In February, a New London Superior Court judge upheld a motion to dismiss claims of reckless service of alcohol brought by Vanstaen-Holland’s family against the Mohegan Tribal Gaming Authority and some of its officials and employees who worked at the bar. The family is now appealing that decision.
Robert I. Reardon Jr., the New London attorney representing Vanstaen-Holland’s family, said the appeal is the first to question the sovereignty of the tribe’s liability regarding service of alcohol.
“We feel those lines of [dismissed] cases fail to do a full analysis [of] why the state court should have jurisdiction,” Reardon said. “Since tribes have to obtain and apply for liquor permits, our position is they submit to the jurisdiction of the state courts.”
The Mohegan Tribe is working on its response to Reardon’s and Blumenthal’s arguments before the appeal moves forward with oral arguments.
Chuck Bunnell, the Mohegan Tribe’s chief of staff, said the tribe’s sovereign status as a separate government should continue to be recognized, but the tribe has taken steps to allow for suits to be brought against itself in tribal court.
“The Mohegan Tribe has adopted a torts ordinance and waived its sovereign immunity, including common-law actions for reckless service of alcohol,” Bunnell said, adding that officials were still reading through the argument Monday afternoon. “The safety of our patrons and the members of the surrounding community are especially important to us.”
Blumenthal said waiving immunity was not enough and that victims could be afforded better protections in state courts.
“Generally there are limits in tribal courts as to how much can be recovered and the rights are different procedurally and rules of evidence and other legal procedures are different,” he said. “The rights of innocent victims can be vindicated in state court under more effective protections provided by state law.”
The Mashantuckets said they have similar statutes in their tribal court.
“The Mashantucket Pequot Tribal Nation has enacted a dram shop statute which is almost identical to that of the State of Connecticut and many other jurisdictions.
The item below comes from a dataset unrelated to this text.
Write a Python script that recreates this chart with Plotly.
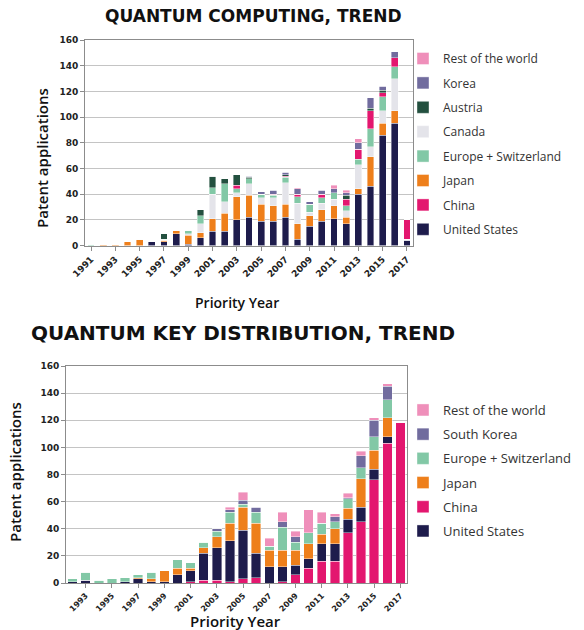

The Tribal Court is the court with jurisdiction over such matters,” Jackson King, the Mashantucket Pequot Tribal Nation’s general counsel, said in a statement.
The outcome of the appeal may not be known for months. Blumenthal said his argument was spurred in part by a rash of fatal crashes involving drunken drivers who admitted to drinking at casino bars.
In March, 24-year-old Navy sailor Daniel Musser was driving the wrong way on Interstate 395 and was allegedly under the influence of alcohol when he slammed head-on into a van, killing Elizabeth Durante, a Connecticut College junior. Musser told police he was drinking at Ultra 88 at Mohegan Sun.
Because the club Musser was drinking at is privately owned, the nontribal owner and permittee could face lawsuits in state and tribal court.
In April, Christopher Brulotte, a 25-year-old construction worker, was also allegedly driving under the influence of alcohol when he caused a crash on I-395 in Lisbon. The crash killed Iris Soto, 59, of Willimantic. Brulotte’s lawyer said his client was drinking at Mohegan Sun before the crash.